## EXERCISE
Include the line containing "groups = ['HIGH', 'LOW', 'LOW+']" and all lines before it, repeated exactly from the listing below, without pictures.

◆ ◆ ◆ ◆ ◆ ◆ ◆

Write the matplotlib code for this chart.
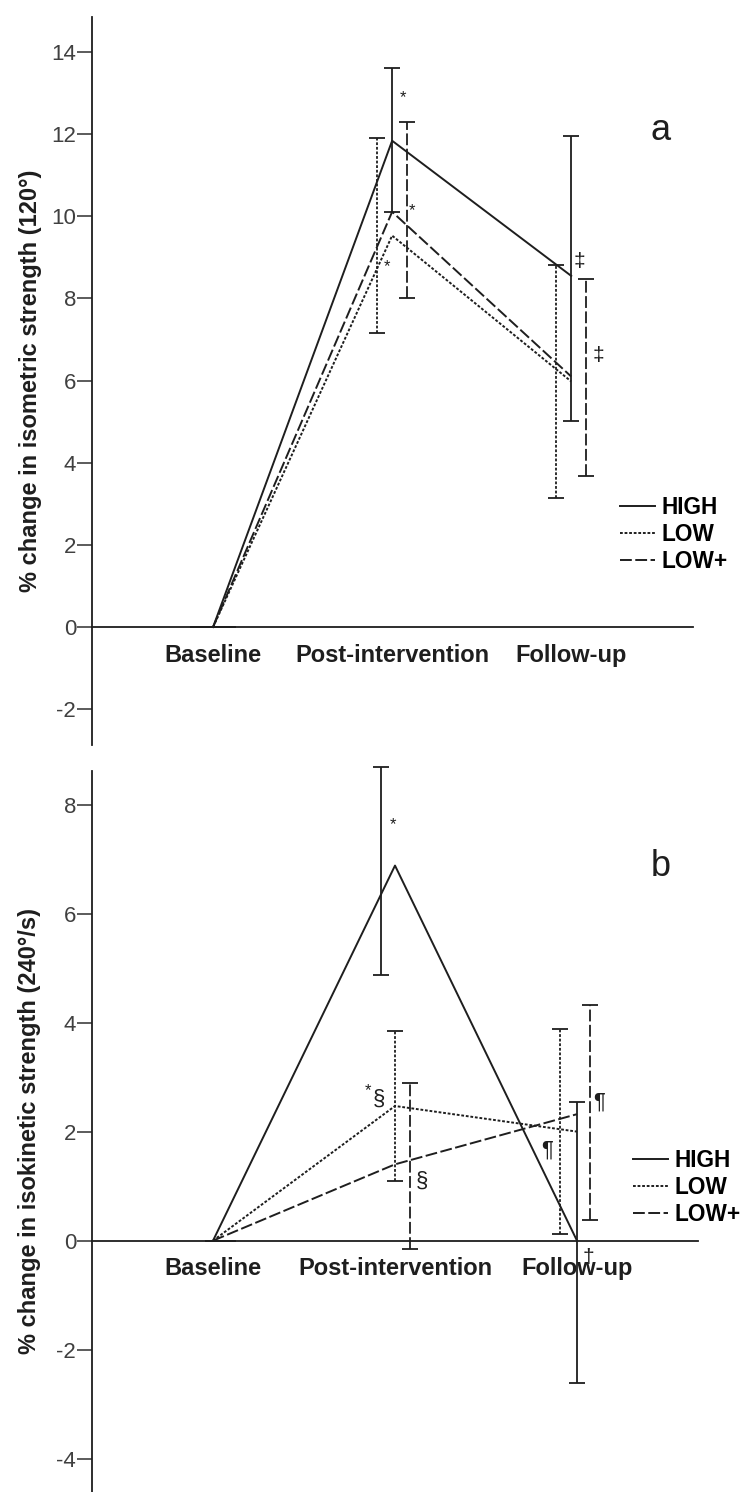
import matplotlib
matplotlib.use('Agg')
import matplotlib.pyplot as plt

plt.rcParams['font.family'] = ['Liberation Sans', 'DejaVu Sans']
plt.rcParams['lines.scale_dashes'] = False
plt.rcParams['axes.unicode_minus'] = False

# ---- data ----
timepoints = ['Baseline', 'Post-intervention', 'Follow-up']
groups = ['HIGH', 'LOW', 'LOW+']

# panel a: % change in isometric strength (120°), mean and [lower, upper] error bar ends
iso_high = [0.0, 11.84, 8.55]
iso_high_err = [[0.0, 10.11, 5.02], [0.0, 13.62, 11.96]]
iso_low = [0.0, 9.53, 5.98]
iso_low_err = [[0.0, 7.15, 3.14], [0.0, 11.91, 8.81]]
iso_lowp = [0.0, 10.11, 6.10]
iso_lowp_err = [[0.0, 8.00, 3.67], [0.0, 12.30, 8.47]]

# panel b: % change in isokinetic strength (240°/s)
kin_high = [0.0, 6.88, 0.0]
kin_high_err = [[0.0, 4.88, -2.61], [0.0, 8.68, 2.55]]
kin_low = [0.0, 2.47, 2.00]
kin_low_err = [[0.0, 1.10, 0.13], [0.0, 3.85, 3.88]]
kin_lowp = [0.0, 1.40, 2.32]
kin_lowp_err = [[0.0, -0.16, 0.37], [0.0, 2.89, 4.32]]

W, H = 742, 1492
ink = '#1e1e1e'
grey = '#404040'
line_styles = {'HIGH': 'solid', 'LOW': (0, (2.0, 1.3)), 'LOW+': (0, (8.5, 2.5))}


def px_rect(l, t, r, b):
    return [l / W, 1 - b / H, (r - l) / W, (b - t) / H]


def draw_panel(ax, means, errs, dodge, xlim, ylim, yticks, ylabel, letter, notes, legend_xy):
    x = [1, 2, 3]
    for g in groups:
        ls = line_styles[g]
        ax.plot(x, means[g], color=ink, lw=1.4, linestyle=ls, label=g)
        lo, hi = errs[g]
        xe = [xi + d for xi, d in zip(x, dodge[g])]
        yerr = [[m - l for m, l in zip(means[g], lo)],
                [h - m for m, h in zip(means[g], hi)]]
        eb = ax.errorbar(xe, means[g], yerr=yerr, fmt='none', ecolor=ink,
                         elinewidth=1.3, capsize=5.5, capthick=1.3, clip_on=False)
        eb[2][0].set_linestyle(ls)

    ax.set_xlim(*xlim)
    ax.set_ylim(*ylim)

    # spines first: moving the bottom spine resets the tick labels
    for s in ['top', 'right']:
        ax.spines[s].set_visible(False)
    ax.spines['bottom'].set_position(('data', 0))
    for s in ['left', 'bottom']:
        ax.spines[s].set_color(ink)
        ax.spines[s].set_linewidth(1.3)

    ax.set_yticks(yticks)
    ax.set_xticks(x)
    ax.set_xticklabels(timepoints, fontsize=17, fontweight='bold', color=ink)
    ax.tick_params(axis='x', length=0, pad=12)
    ax.tick_params(axis='y', direction='out', length=10.5, width=1.2,
                   pad=1, labelsize=16, labelcolor=grey, color=grey)

    ax.set_ylabel(ylabel, fontsize=17, fontweight='bold', color=ink)
    ax.yaxis.set_label_coords(-0.084, 0.5)

    ax.text(letter[1], letter[2], letter[0], fontsize=26, ha='center', va='center', color=ink)
    for txt, tx, ty, size in notes:
        ax.text(tx, ty, txt, fontsize=size, ha='center', va='center', color=ink)

    ax.legend(loc='upper left', bbox_to_anchor=(legend_xy[0] / W, 1 - legend_xy[1] / H),
              bbox_transform=fig.transFigure, frameon=False,
              prop={'weight': 'bold', 'size': 16.3}, handlelength=1.55,
              handletextpad=0.3, labelspacing=0.17, borderpad=0, borderaxespad=0)


fig = plt.figure(figsize=(W / 100, H / 100), dpi=100)
ax_a = fig.add_axes(px_rect(92, 16.7, 693, 745))
ax_b = fig.add_axes(px_rect(92, 770.7, 698, 1492))

# panel a
draw_panel(
    ax_a,
    {'HIGH': iso_high, 'LOW': iso_low, 'LOW+': iso_lowp},
    {'HIGH': iso_high_err, 'LOW': iso_low_err, 'LOW+': iso_lowp_err},
    {'HIGH': [0, 0, 0], 'LOW': [-0.084, -0.084, -0.084], 'LOW+': [0.084, 0.084, 0.084]},
    (0.324, 3.68), (-2.87, 14.86), range(-2, 15, 2),
    '% change in isometric strength (120°)',
    ('a', 3.497, 12.08),
    [('*', 2.061, 12.9, 12), ('*', 2.112, 10.13, 12), ('*', 1.972, 8.77, 12),
     ('‡', 3.045, 8.89, 15), ('‡', 3.151, 6.6, 15)],
    (620, 496),
)

# panel b
draw_panel(
    ax_b,
    {'HIGH': kin_high, 'LOW': kin_low, 'LOW+': kin_lowp},
    {'HIGH': kin_high_err, 'LOW': kin_low_err, 'LOW+': kin_lowp_err},
    {'HIGH': [0, -0.077, 0], 'LOW': [0, 0, -0.095], 'LOW+': [0.08, 0.08, 0.07]},
    (0.335, 3.665), (-4.61, 8.62), range(-4, 9, 2),
    '% change in isokinetic strength (240°/s)',
    ('b', 3.461, 6.87),
    [('*', 1.989, 7.64, 12), ('*', 1.851, 2.76, 12), ('§', 1.912, 2.6, 16),
     ('§', 2.148, 1.09, 16), ('¶', 2.835, 1.67, 16), ('¶', 3.121, 2.54, 16),
     ('†', 3.06, -0.31, 15)],
    (633, 1149),
)

fig.savefig('out.png', dpi=100)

◆ ◆ ◆ ◆ ◆ ◆ ◆

## OUTPUT FOR THIS TASK
Write the matplotlib code for this chart.
import matplotlib
matplotlib.use('Agg')
import matplotlib.pyplot as plt

plt.rcParams['font.family'] = ['Liberation Sans', 'DejaVu Sans']
plt.rcParams['lines.scale_dashes'] = False
plt.rcParams['axes.unicode_minus'] = False

# ---- data ----
timepoints = ['Baseline', 'Post-intervention', 'Follow-up']
groups = ['HIGH', 'LOW', 'LOW+']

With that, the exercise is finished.